Until this announcement we didn’t think West Coast were likely to play finals before the 2027 season or even 2028 – could something like this – maybe a 10 or 11 win season – scrape them into 10th place and a spot in a wildcard game?
And could that in turn give their fans hope and perhaps even more significantly their players hope? Could playing in a wildcard game convince players like Harley Reid and the expected to be drafted Willem Duursma to stay put rather than looking towards their homes back east?
So there are a few boxes that get ticked by this.
From a selfish WA perspective it increases the chance of games – and big games being played at our stadium which helps the stadium economy – helps to justify WA Footy getting a cut of the money generated by footy at the stadium and we think that cut could be a sum as big as $14 million a year as of next year.
I get all of that and all of those things are legitimate pluses that this creates but if you asked me after hearing this what my first thought is – my first thought is that I don’t like it.
It feels like rewarding mediocrity – 10 of the 18 teams get to play in the business end of the season. What next? Do 11th and 12th and their fans get elephant stamps, free tickets in the chook raffle?

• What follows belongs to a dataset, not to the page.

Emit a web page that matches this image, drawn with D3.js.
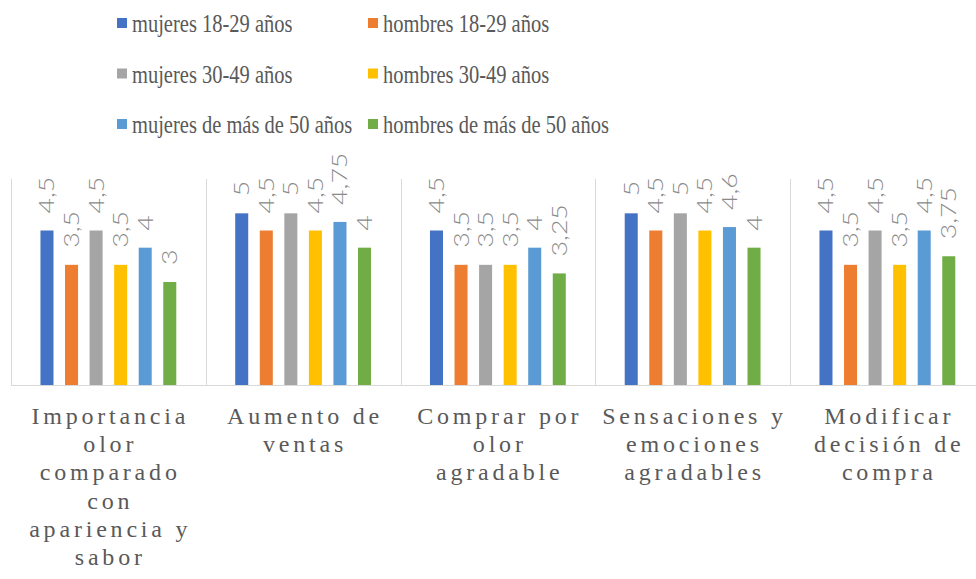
<!DOCTYPE html>
<html>
<head>
<meta charset="utf-8">
<script src="https://cdn.jsdelivr.net/npm/d3@7"></script>
<style>
  html, body { margin: 0; padding: 0; background: #ffffff; }
  svg { display: block; }
  .serif { font-family: "Liberation Serif", "Tinos", "Noto Serif", "DejaVu Serif", "FreeSerif", "Nimbus Roman", "Noto Serif CJK SC", "Times New Roman", Times, serif; }
  .lbl { font-family: Lato, "Open Sans", sans-serif; }
</style>
</head>
<body>
<svg id="chart" width="976" height="579"></svg>
<script>
// ---- data ----
const categories = [
  "Importancia olor comparado con apariencia y sabor",
  "Aumento de ventas",
  "Comprar por olor agradable",
  "Sensaciones y emociones agradables",
  "Modificar decisión de compra"
];
const categoryLines = [
  ["Importancia", "olor", "comparado", "con", "apariencia y", "sabor"],
  ["Aumento de", "ventas"],
  ["Comprar por", "olor", "agradable"],
  ["Sensaciones y", "emociones", "agradables"],
  ["Modificar", "decisión de", "compra"]
];
const seriesNames = [
  "mujeres 18-29 años",
  "hombres 18-29 años",
  "mujeres 30-49 años",
  "hombres 30-49 años",
  "mujeres de más de 50 años",
  "hombres de más de 50 años"
];
const seriesColors = ["#4472C4", "#ED7D31", "#A5A5A5", "#FFC000", "#5B9BD5", "#70AD47"];
const mujeres1829 = [4.5, 5, 4.5, 5, 4.5];
const hombres1829 = [3.5, 4.5, 3.5, 4.5, 3.5];
const mujeres3049 = [4.5, 5, 3.5, 5, 4.5];
const hombres3049 = [3.5, 4.5, 3.5, 4.5, 3.5];
const mujeres50 = [4, 4.75, 4, 4.6, 4.5];
const hombres50 = [3, 4, 3.25, 4, 3.75];
const yDomain = [0, 6];

const seriesValues = [mujeres1829, hombres1829, mujeres3049, hombres3049, mujeres50, hombres50];

// ---- layout ----
const svg = d3.select("#chart");
const plotLeft = 11, catWidth = 194.75;
const baseY = 385, topY = 179;

const x0 = d3.scaleBand()
  .domain(categories)
  .range([plotLeft, plotLeft + catWidth * categories.length])
  .paddingInner(0).paddingOuter(0);

const x1 = d3.scaleBand()
  .domain(seriesNames)
  .range([0, x0.bandwidth()])
  .paddingInner(0.47)
  .paddingOuter(1.2);

const y = d3.scaleLinear().domain(yDomain).range([baseY, topY]);

const gridColor = "#d9d9d9";

// category separators
const seps = categories.map(c => x0(c)).concat([x0.range()[1]]);
svg.append("g").selectAll("line").data(seps).join("line")
  .attr("x1", d => Math.round(d) + 0.5).attr("x2", d => Math.round(d) + 0.5)
  .attr("y1", y(yDomain[1])).attr("y2", baseY)
  .attr("stroke", gridColor).attr("stroke-width", 1);

// bars
const flat = [];
categories.forEach((c, ci) => {
  seriesNames.forEach((s, si) => {
    flat.push({ cat: c, ci, series: s, si, value: seriesValues[si][ci] });
  });
});

svg.append("g").selectAll("rect").data(flat).join("rect")
  .attr("x", d => x0(d.cat) + x1(d.series))
  .attr("width", x1.bandwidth())
  .attr("y", d => y(d.value))
  .attr("height", d => baseY - y(d.value))
  .attr("fill", d => seriesColors[d.si]);

// baseline
svg.append("line")
  .attr("x1", plotLeft).attr("x2", 976)
  .attr("y1", baseY + 0.5).attr("y2", baseY + 0.5)
  .attr("stroke", gridColor).attr("stroke-width", 1);

// data labels (rotated)
const fmt = v => String(v).replace(".", ",");
svg.append("g").selectAll("text").data(flat).join("text")
  .attr("class", "lbl")
  .attr("transform", d => {
    const cx = x0(d.cat) + x1(d.series) + x1.bandwidth() / 2;
    return `translate(${cx + 7.5},${y(d.value) - 17}) rotate(-90) scale(1.27,1)`;
  })
  .attr("text-anchor", "start")
  .attr("font-weight", 300)
  .attr("font-size", 21)
  .attr("fill", "#8a8a8a")
  .text(d => fmt(d.value));

// category labels
const catG = svg.append("g");
categories.forEach((c, ci) => {
  const cx = x0(c) + x0.bandwidth() / 2;
  const t = catG.append("text")
    .attr("class", "serif")
    .attr("text-anchor", "middle")
    .attr("font-size", 24)
    .attr("letter-spacing", 3.8)
    .attr("fill", "#595959");
  categoryLines[ci].forEach((line, li) => {
    t.append("tspan")
      .attr("x", cx + 1.9)
      .attr("y", 424 + li * 28.2)
      .text(line);
  });
});

// legend
const legendCols = [117, 368];
const legendRows = [32, 82.5, 133];
const legG = svg.append("g");
seriesNames.forEach((s, i) => {
  const col = i % 2, row = Math.floor(i / 2);
  const lx = legendCols[col], ly = legendRows[row];
  legG.append("rect")
    .attr("x", lx).attr("y", ly - 14)
    .attr("width", 10).attr("height", 10)
    .attr("fill", seriesColors[i]);
  legG.append("text")
    .attr("class", "serif")
    .attr("transform", `translate(${lx + 15},${ly}) scale(1,1.28)`)
    .attr("font-size", 20.5)
    .attr("fill", "#595959")
    .text(s);
});
</script>
</body>
</html>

And it also feels like it might be a way of deflecting attention away from the real structural integrity issues facing the AFL – that their draw remains unequal and that can blur the true performance of clubs within a season – sometimes it can even determine the top eight. And that their draft doesn’t really work any more because of the glut of academy picks topped off by father-sons.
The noise from some clubs about the competitive advantages gifted to the northern states has been increasing – does the AFL think it can shut them up by increasing the chances of clubs playing in some form of play off footy?
Teams that find themselves down the bottom are staying their for longer. Teams that find themselves at the top are staying there for longer too as the AFL has diluted its draft concessions given to struggling clubs.
West Coast and North Melbourne look anchored to the bottom. Meanwhile Brisbane has played in the last three grand finals, Geelong have played in two of the last four. There were no triple premiership dynasties in the 1990s. There were just the Brisbane Lions in the decade after the turn of the century. There were two triple premiership dynasties in the teens and who would bet against Brisbane winning again next year?